Do this >> Extract the lines from the start through the line that holds "import seaborn as sns", both included, omitting all images.

::: Data provided

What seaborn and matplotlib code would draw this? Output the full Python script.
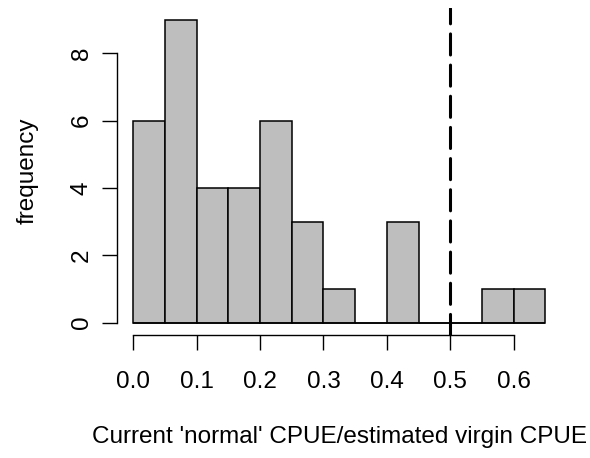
import numpy as np
import pandas as pd
import matplotlib
matplotlib.use("Agg")
import matplotlib.pyplot as plt
import seaborn as sns

# Histogram of the current/virgin CPUE ratio, bin width 0.05
bin_edges = [0.0, 0.05, 0.10, 0.15, 0.20, 0.25, 0.30, 0.35, 0.40, 0.45, 0.50, 0.55, 0.60, 0.65]
counts = [6, 9, 4, 4, 6, 3, 1, 0, 3, 0, 0, 1, 1]
x_ticks = [0.0, 0.1, 0.2, 0.3, 0.4, 0.5, 0.6]
y_ticks = [0, 2, 4, 6, 8]
reference_ratio = 0.5

sns.set_theme(style="white")
plt.rcParams["font.family"] = ["Liberation Sans", "DejaVu Sans"]

edges = np.array(bin_edges)
df = pd.DataFrame({
    "ratio": (edges[:-1] + edges[1:]) / 2,
    "count": counts,
})

fig = plt.figure(figsize=(5.9, 4.58), dpi=100)
ax = fig.add_axes([0.1978, 0.269, 0.9525 - 0.1978, 0.9834 - 0.269])

sns.histplot(data=df, x="ratio", weights="count", bins=bin_edges,
             color="#BEBEBE", alpha=1.0, edgecolor="black", linewidth=1.1, ax=ax)

# empty bins still show their outline along the zero line
ax.hlines(0, edges[0], edges[-1], color="black", linewidth=1.1, zorder=3)

span_x = edges[-1] - edges[0]
ax.set_xlim(edges[0] - 0.04 * span_x, edges[-1] + 0.04 * span_x)
ymax = max(counts)
ax.set_ylim(-0.04 * ymax, ymax * 1.04)

ax.axvline(reference_ratio, color="black", linewidth=2.2,
           linestyle=(0, (6.9, 3.3)), dash_capstyle="round", zorder=4)

for side in ("top", "right"):
    ax.spines[side].set_visible(False)
ax.spines["bottom"].set_bounds(x_ticks[0], x_ticks[-1])
ax.spines["left"].set_bounds(y_ticks[0], y_ticks[-1])
for side in ("bottom", "left"):
    ax.spines[side].set_linewidth(1.0)
    ax.spines[side].set_color("black")

fs = 17.5
ax.set_xticks(x_ticks)
ax.set_xticklabels([f"{t:.1f}" for t in x_ticks])
ax.set_yticks(y_ticks)
ax.set_yticklabels([str(t) for t in y_ticks], rotation=90, va="center")
ax.tick_params(axis="both", direction="out", length=10.6, width=1.0,
               color="black", labelsize=fs, labelcolor="black",
               bottom=True, left=True)
ax.tick_params(axis="x", pad=15.5)
ax.tick_params(axis="y", pad=6.5)

ax.set_xlabel("Current 'normal' CPUE/estimated virgin CPUE", fontsize=fs,
              color="black", labelpad=23.5)
ax.set_ylabel("frequency", fontsize=fs, color="black", labelpad=23)

fig.savefig("out.png", dpi=100, facecolor="white")
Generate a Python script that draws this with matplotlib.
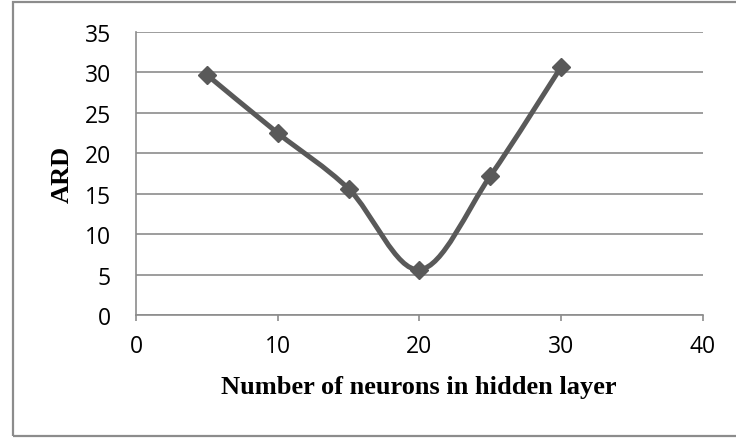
import numpy as np
import matplotlib
matplotlib.use("Agg")
import matplotlib.pyplot as plt
from matplotlib.path import Path
from matplotlib.patches import PathPatch, Rectangle

# data
neurons = [5, 10, 15, 20, 25, 30]
ard = [29.7, 22.5, 15.6, 5.6, 17.2, 30.7]

x_ticks = [0, 10, 20, 30, 40]
y_ticks = [0, 5, 10, 15, 20, 25, 30, 35]

line_color = "#595959"
grid_color = "#8c8c8c"

plt.rcParams["font.family"] = ["Open Sans", "DejaVu Sans"]


def smooth_path(xs, ys):
    # Excel-like smoothed line: Catmull-Rom segments turned into cubic Beziers
    pts = np.column_stack([xs, ys]).astype(float)
    n = len(pts)
    verts = [pts[0]]
    codes = [Path.MOVETO]
    for i in range(n - 1):
        p0 = pts[max(i - 1, 0)]
        p1 = pts[i]
        p2 = pts[i + 1]
        p3 = pts[min(i + 2, n - 1)]
        c1 = p1 + (p2 - p0) / 6.0
        c2 = p2 - (p3 - p1) / 6.0
        verts += [c1, c2, p2]
        codes += [Path.CURVE4] * 3
    return Path(verts, codes)


fig = plt.figure(figsize=(7.36, 4.39), dpi=100)
ax = fig.add_axes([136 / 736, 123 / 439, 567 / 736, 283 / 439])

ax.add_patch(PathPatch(smooth_path(neurons, ard), facecolor="none",
                       edgecolor=line_color, lw=3.6, capstyle="round",
                       joinstyle="round", zorder=3))
ax.plot(neurons, ard, linestyle="none", marker="D", ms=9.5,
        color=line_color, zorder=4)

ax.set_xlim(0, 40)
ax.set_ylim(0, 35)
ax.set_xticks(x_ticks)
ax.set_yticks(y_ticks)
ax.grid(axis="y", color=grid_color, lw=1.2)
ax.set_axisbelow(True)

for side in ["top", "right"]:
    ax.spines[side].set_visible(False)
for side in ["left", "bottom"]:
    ax.spines[side].set_color(grid_color)
    ax.spines[side].set_linewidth(1.2)

ax.tick_params(axis="x", length=4, width=1.2, color=grid_color,
               labelsize=16.5, pad=10, direction="out")
ax.tick_params(axis="y", length=0, labelsize=16.5, pad=18)

label_font = dict(family="Liberation Serif", weight="bold", size=19)
ax.set_xlabel("Number of neurons in hidden layer", **label_font)
ax.set_ylabel("ARD", **label_font)
ax.xaxis.set_label_coords((418.5 - 136) / 567, (316 - 388) / 283)
ax.xaxis.label.set_verticalalignment("center")
ax.yaxis.set_label_coords((62 - 136) / 567, (316 - 174) / 283)
ax.yaxis.label.set_verticalalignment("center")

# chart area border, open on the right like the reference crop
fig.patches.append(Rectangle((13 / 736, 2 / 439), 1.0, 434 / 439,
                             transform=fig.transFigure, fill=False,
                             edgecolor=grid_color, lw=1.6))

fig.savefig("out.png", dpi=100)
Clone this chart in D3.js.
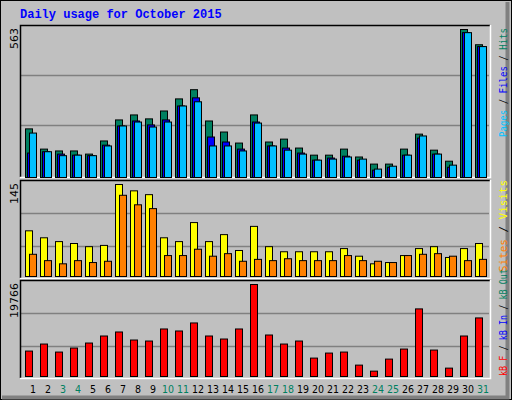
<!DOCTYPE html>
<html><head><meta charset="utf-8">
<script src="https://cdn.jsdelivr.net/npm/d3@7"></script>
<style>body{margin:0;background:#fff}</style></head><body>
<script>
const days = d3.range(1,32);
const weekends = [3,4,10,11,17,18,24,25,31];
const hits  = [185,108,101,101,89,139,219,238,223,253,299,334,215,173,131,238,135,146,112,85,85,108,78,51,51,108,165,104,62,563,505];
const files = [93,98,89,85,83,123,196,215,200,219,272,303,154,135,108,211,120,112,93,66,74,81,66,28,39,85,150,89,39,551,498];
const pages = [169,98,83,85,83,120,196,211,192,211,272,288,120,120,101,207,120,104,89,66,70,78,70,32,43,85,158,89,47,551,498];
const visits= [72,61,55,52,47,49,145,135,129,61,55,85,55,66,41,79,47,39,39,39,39,44,32,20,22,33,44,47,30,44,52];
const sites = [35,25,20,25,22,24,128,113,107,33,33,43,32,36,24,27,25,28,25,25,25,33,25,24,22,33,35,36,32,25,27];
const kbytes= [5464,6974,5249,6112,7190,8700,9563,7837,7621,10210,9778,11504,8700,8053,10210,19766,8916,6974,7621,3955,5033,5249,2445,1150,3739,5896,14524,5680,1798,8700,12583];
const maxLabels = ["563","145","19766"];

const svg = d3.select("body").append("svg").attr("width",512).attr("height",400);
svg.append("rect").attr("x",0).attr("y",0).attr("width",512).attr("height",400).attr("fill","#c0c0c0");
svg.append("rect").attr("x",0.5).attr("y",0.5).attr("width",511).attr("height",399).attr("fill","none").attr("stroke","#000");
svg.append("path").attr("d","M507.5,2V397.5H2").attr("fill","none").attr("stroke","#808080").attr("stroke-width",4);
svg.append("text").attr("x",20).attr("y",18).text("Daily usage for October 2015")
  .attr("font-family","'Liberation Mono',monospace").attr("font-weight","bold").attr("font-size",12).attr("fill","#0000ff");

const x = d3.scaleLinear().domain([1,31]).range([25,475]);
const panels = [
  {top:25,bottom:177,max:563,h:148},
  {top:180,bottom:276,max:145,h:92},
  {top:280,bottom:376,max:19766,h:92}
];
panels.forEach((p,i)=>{
  const bot = i===0?177:(i===1?278:378);
  svg.append("rect").attr("x",20).attr("y",p.top).attr("width",470).attr("height",bot-p.top).attr("fill","#c0c0c0");
  [1/3,2/3].forEach(f=>{
    const yy = Math.round(bot-2 - (i===0?f*150:(f===1/3?30:63)))+0.5;
    svg.append("line").attr("x1",21).attr("x2",489).attr("y1",yy).attr("y2",yy).attr("stroke","#808080").attr("stroke-width",1.5);
  });
  svg.append("path").attr("d",`M20.5,${bot}V${p.top+0.5}H490`).attr("fill","none").attr("stroke","#000").attr("stroke-width",1.5);
  svg.append("path").attr("d",`M490.5,${p.top}V${bot+0.5}H20`).attr("fill","none").attr("stroke","#fff").attr("stroke-width",1.5);
  svg.append("text").attr("transform",`translate(18,${p.top+3}) rotate(-90)`).attr("text-anchor","end")
    .attr("font-family","'DejaVu Sans',sans-serif").attr("font-size",11).text(maxLabels[i]);
});

function bars(data, panel, off, w, color){
  const y = d3.scaleLinear().domain([0,panel.max]).range([panel.bottom, panel.bottom-panel.h]);
  svg.append("g").selectAll("rect").data(data).join("rect")
    .attr("x",(d,i)=>x(days[i])+off+0.5).attr("y",d=>y(d)+0.5)
    .attr("width",w).attr("height",d=>panel.bottom-y(d))
    .attr("fill",color).attr("stroke","#000").attr("stroke-width",1);
}
bars(hits,panels[0],0,7,"#008060");
bars(files,panels[0],2,7,"#0000ff");
bars(pages,panels[0],4,7,"#00c0ff");
bars(visits,panels[1],0,7,"#ffff00");
bars(sites,panels[1],4,7,"#ff8000");
bars(kbytes,panels[2],0,7,"#ff0000");

svg.append("g").selectAll("text").data(days).join("text")
  .attr("x",d=>x(d)+8).attr("y",393).attr("text-anchor","middle")
  .attr("font-family","'DejaVu Sans Condensed','DejaVu Sans',sans-serif").attr("font-size",10.5)
  .attr("fill",d=>weekends.includes(d)?"#008060":"#000").text(d=>d);

function sideLabel(yBottom, len, parts){
  const t = svg.append("text").attr("transform",`translate(507,${yBottom}) rotate(-90)`)
    .attr("font-family","'DejaVu Sans Mono',monospace").attr("font-size",11)
    .attr("textLength",len).attr("lengthAdjust","spacingAndGlyphs");
  parts.forEach(([s,c])=>t.append("tspan").attr("fill",c).text(s));
}
sideLabel(137,109,[["Pages","#00c0ff"],[" / ","#000"],["Files","#0000ff"],[" / ","#000"],["Hits","#008060"]]);
sideLabel(272,92,[["Sites","#ff8000"],[" / ","#000"],["Visits","#ffff00"]]);
sideLabel(376,107,[["kB F","#ff0000"],[" / ","#000"],["kB In","#0000ff"],[" / ","#000"],["kB Out","#008060"]]);
</script></body></html>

::::::

Result of the exercise >>
What seaborn and matplotlib code would draw this? Output the full Python script.
import numpy as np
import pandas as pd
import matplotlib
matplotlib.use("Agg")
import matplotlib.pyplot as plt
import seaborn as sns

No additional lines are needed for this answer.